For all the murders, the Benders only received about $4600 and some livestock from their victims. The crimes created a sensation in the newspapers, and drew journalists and curiosity-seekers from all over.
The Benders' wagon was eventually found some miles away from the homestead. Twelve men were arrested as accessories to the murders, mostly for receiving stolen goods. Senator York offered a $1,000 reward for the Benders, and the governor chipped in another $2,000, but the reward was never claimed. In the years following the sensational crimes, several women were arrested as Ma or Kate, but none were positively identified by evidence. Several vigilante groups claimed to have found the Benders and murdered them, but none brought back proof.
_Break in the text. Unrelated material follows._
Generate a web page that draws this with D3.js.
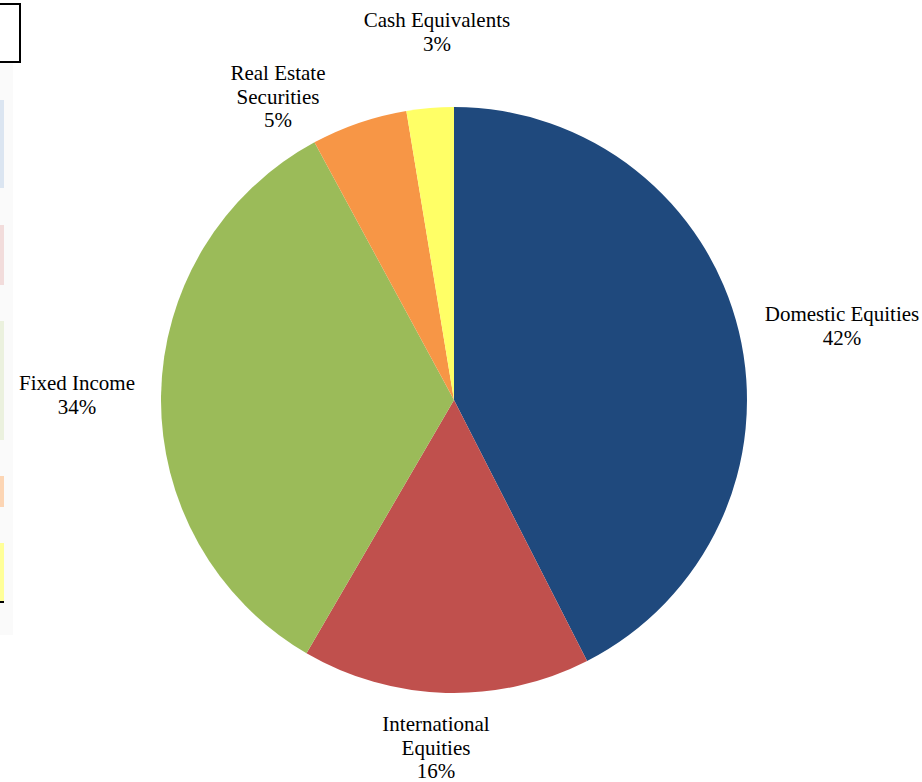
<!DOCTYPE html>
<html><head><meta charset="utf-8">
<script src="https://cdn.jsdelivr.net/npm/d3@7"></script>
<style>html,body{margin:0;padding:0;background:#fff;}svg{display:block;}</style>
</head><body>
<svg id="chart" width="922" height="782"></svg>
<script>
const categories = ["Domestic Equities", "International Equities", "Fixed Income", "Real Estate Securities", "Cash Equivalents"];
const values = [42.49, 15.9, 33.7, 5.3, 2.6];
const labelLines = [["Domestic Equities"], ["International", "Equities"], ["Fixed Income"], ["Real Estate", "Securities"], ["Cash Equivalents"]];
const colors = ["#1F497D", "#C0504D", "#9BBB59", "#F79646", "#FFFF66"];
const legendColors = ["#DBE5F1", "#F2DCDB", "#EBF1DE", "#FCD5B4", "#FFFF99"];

const svg = d3.select("#chart");
const cx = 454, cy = 400, R = 293;

// faint clipped legend remnant on the left edge
const leg = svg.append("g");
leg.append("rect").attr("x", 0).attr("y", 63).attr("width", 13).attr("height", 572).attr("fill", "#FAFAFA");
leg.append("rect").attr("x", -10).attr("y", 4).attr("width", 30).attr("height", 58)
  .attr("fill", "#FFFFFF").attr("stroke", "#000").attr("stroke-width", 2);
const legY = d3.scaleOrdinal().domain(categories).range([[100, 88], [225, 60], [321, 119], [476, 31], [543, 58]]);
leg.selectAll("rect.sw").data(categories).join("rect").attr("class", "sw")
  .attr("x", 0).attr("width", 4)
  .attr("y", d => legY(d)[0]).attr("height", d => legY(d)[1])
  .attr("fill", (d, i) => legendColors[i]);
leg.append("rect").attr("x", 0).attr("y", 601).attr("width", 4).attr("height", 2).attr("fill", "#000");

// pie
const pie = d3.pie().sort(null).value(d => d.v);
const data = categories.map((c, i) => ({ c, v: values[i], i }));
const arcs = pie(data);
const arc = d3.arc().innerRadius(0).outerRadius(R);
const g = svg.append("g").attr("transform", `translate(${cx},${cy})`);
g.selectAll("path").data(arcs).join("path")
  .attr("d", arc)
  .attr("fill", d => colors[d.data.i]);

// labels
const total = d3.sum(values);
const fmt = v => Math.round(v / total * 100) + "%";
const labelAt = {
  "Domestic Equities": [842, 321],
  "International Equities": [436, 731],
  "Fixed Income": [77, 390],
  "Real Estate Securities": [278, 80],
  "Cash Equivalents": [437, 27]
};
const lh = 23.5;
arcs.forEach(a => {
  const lines = labelLines[a.data.i].concat([fmt(a.data.v)]);
  const p = labelAt[a.data.c];
  const t = svg.append("text")
    .attr("font-family", "'Liberation Serif', 'Times New Roman', serif")
    .attr("font-size", 21).attr("fill", "#000").attr("text-anchor", "middle");
  lines.forEach((ln, k) => {
    t.append("tspan").attr("x", p[0]).attr("y", p[1] + k * lh).text(ln);
  });
});
</script>
</body></html>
The official investigation notes that testimony from railroad employees placed the Benders boarding a train for Humboldt, and traced the younger Benders to trains going to Texas or New Mexico. The older Benders were allegedly seen on their way to St. Louis by way of Kansas City. The house in which the murders took place was disassembled and carried away piece by piece by souvenir seekers.
In 1884 an elderly man matching Pa Benders description was arrested in Montana for a murder committed near Salmon, Idaho where the victim had been killed by a hammer blow to the head. A message requesting positive identification was sent to Cherryvale but the suspect severed his foot to escape his leg irons and bled to death. By the time a deputy from Cherryvale arrived, identification was impossible due to decomposition. Despite the lack of identification, the man's skull was displayed as that of "Pa Bender" in a Salmon saloon until prohibition forced its closure in 1920 and the skull disappeared. Whether or not John Flickinger was really John Bender is unknown.
No one knows what ultimately became of the Bloody Benders. Today, nothing remains to even indicate the exact location where the Bender house stood, although the property is said to be haunted by the victims.